What is K Means Clustering?
Clustering means grouping things which are similar or have features in common and so is the purpose of k-means clustering. K-means clustering is an unsupervised machine learning algorithm for clustering ‘n’ observations into ‘k’ clusters where k is predefined or user-defined constant. The main idea is to define k centroids, one for each cluster.
The K Means algorithm involves:
- Choosing the number of clusters “k”.
- Randomly assign each point to a cluster.
- Until clusters stop changing, repeat the following:
- For each cluster, compute the cluster centroid by taking the mean vector of points in the cluster.
- Assign each data point to the cluster for which the centroid is the closest.
Two things are very important in K means, the first is to scale the variables before clustering the data, and second is to look at a scatter plot or a data table to estimate the number of cluster centers to set for the k parameter in the model.

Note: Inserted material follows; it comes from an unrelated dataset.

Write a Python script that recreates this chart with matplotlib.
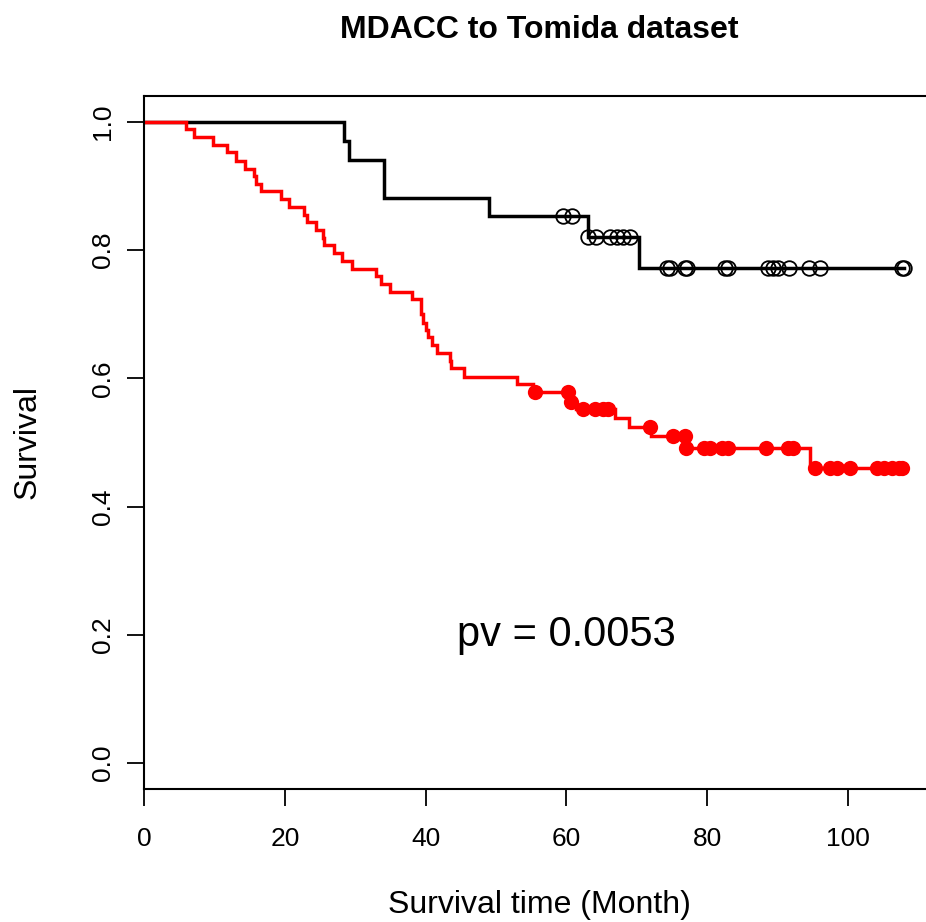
import numpy as np
import matplotlib
matplotlib.use("Agg")
import matplotlib.pyplot as plt

plt.rcParams['font.family'] = ['Liberation Sans', 'DejaVu Sans']

# ---- data ----
black_times = [0, 28.4, 29.1, 34.1, 49.0, 63.0, 70.3]
black_surv = [1.0, 0.970, 0.941, 0.882, 0.853, 0.821, 0.772]
black_censor = [59.5, 60.8, 63.1, 64.2, 66.2, 67.2, 68.0, 69.0,
                74.3, 74.7, 76.8, 77.1, 82.5, 82.9, 88.6, 89.3, 90.1,
                91.6, 94.5, 96.0, 107.6, 107.9]

red_times = [0, 5.9, 7.1, 9.85, 11.8, 13.0, 14.4, 15.6, 15.9, 16.6, 19.4,
             20.6, 22.7, 23.1, 24.4, 25.4, 25.6, 27.0, 28.1, 29.6, 33.0,
             33.6, 35.0, 38.1, 39.3, 39.6, 40.0, 40.3, 40.9, 41.6, 43.4,
             43.6, 45.5, 53.0, 55.3, 60.5, 61.3, 66.9, 68.9, 72.0, 76.9, 94.6]
red_surv = [1.0, 0.9886, 0.9766, 0.964, 0.9526, 0.9396, 0.927, 0.9158, 0.904,
            0.893, 0.880, 0.868, 0.855, 0.8435, 0.8315, 0.8195, 0.8077, 0.795,
            0.783, 0.771, 0.760, 0.747, 0.735, 0.7234, 0.700, 0.687, 0.6755,
            0.664, 0.6516, 0.640, 0.627, 0.6157, 0.6026, 0.591, 0.579, 0.5637,
            0.552, 0.5377, 0.5246, 0.510, 0.491, 0.460]
red_censor = [55.6, 60.2, 60.7, 62.4, 64.1, 65.2, 65.9, 71.8, 75.2, 76.8,
              77.0, 79.5, 80.4, 82.1, 82.9, 88.4, 91.5, 92.2, 95.3, 97.4,
              98.4, 100.2, 104.1, 105.1, 106.3, 107.2, 107.6]

x_ticks = [0, 20, 40, 60, 80, 100]
y_ticks = [0.0, 0.2, 0.4, 0.6, 0.8, 1.0]
title = "MDACC to Tomida dataset"
xlabel = "Survival time (Month)"
ylabel = "Survival"
pv_text = "pv = 0.0053"


def surv_at(times, surv, t):
    idx = np.searchsorted(np.asarray(times), np.asarray(t), side='right') - 1
    return np.asarray(surv)[idx]


W, H = 926, 922
fig = plt.figure(figsize=(W / 100, H / 100), dpi=100)
ax = fig.add_axes([144 / W, 1 - 789 / H, 790.7 / W, (789 - 96) / H])

for times, surv, cens, col, filled in [
        (black_times, black_surv, black_censor, 'black', False),
        (red_times, red_surv, red_censor, '#ff0000', True)]:
    t_end = max(cens)
    tt = list(times) + [t_end]
    ss = list(surv) + [surv[-1]]
    ax.step(tt, ss, where='post', color=col, lw=2.5, solid_joinstyle='miter')
    cy = surv_at(times, surv, cens)
    if filled:
        ax.plot(cens, cy, 'o', color=col, ms=11, mew=0, linestyle='none')
    else:
        ax.plot(cens, cy, 'o', mfc='none', mec=col, ms=10.5, mew=1.3,
                linestyle='none')

ax.set_xlim(0, 112.3)
ax.set_ylim(-0.0406, 1.0406)
ax.set_xticks(x_ticks)
ax.set_xticklabels([str(v) for v in x_ticks])
ax.set_yticks(y_ticks)
ax.set_yticklabels([f"{v:.1f}" for v in y_ticks], rotation=90, va='center')
ax.tick_params(axis='both', direction='out', length=12, width=1.3,
               labelsize=19, color='black')
ax.tick_params(axis='x', pad=15)
ax.tick_params(axis='y', pad=9)
for sp in ax.spines.values():
    sp.set_linewidth(1.5)

ax.text(60.0, 0.2, pv_text, fontsize=30, ha='center', va='center')

fig.text((144 + 934.7) / 2 / W, 1 - 30 / H, title, fontsize=23,
         fontweight='bold', ha='center', va='center')
fig.text((144 + 934.7) / 2 / W, 1 - 905 / H, xlabel, fontsize=23,
         ha='center', va='center')
fig.text(28 / W, 1 - 442 / H, ylabel, fontsize=23, rotation=90,
         ha='center', va='center')

fig.savefig("out.png", dpi=100)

Choosing the optimal K value:
One way of choosing the k value is to use the elbow method. First, you compute the sum of squared error (SSE) for some values of k. SSE is the sum of the squared distance between each member of the cluster and its centroid. If you plot k against the SSE, you will see that the error decreases with increasing k. This is because as the number of clusters increases, the error should be smaller and therefore, distortion should be smaller. The idea of the elbow method is to choose the k value at which the SSE decreases significantly.
Applications of K-Means Clustering:
k-means can be applied to data that has a smaller number of dimensions, is numeric, and is continuous. such as document clustering, identifying crime-prone areas, customer segmentation, insurance fraud detection, public transport data analysis, clustering of IT alerts…etc.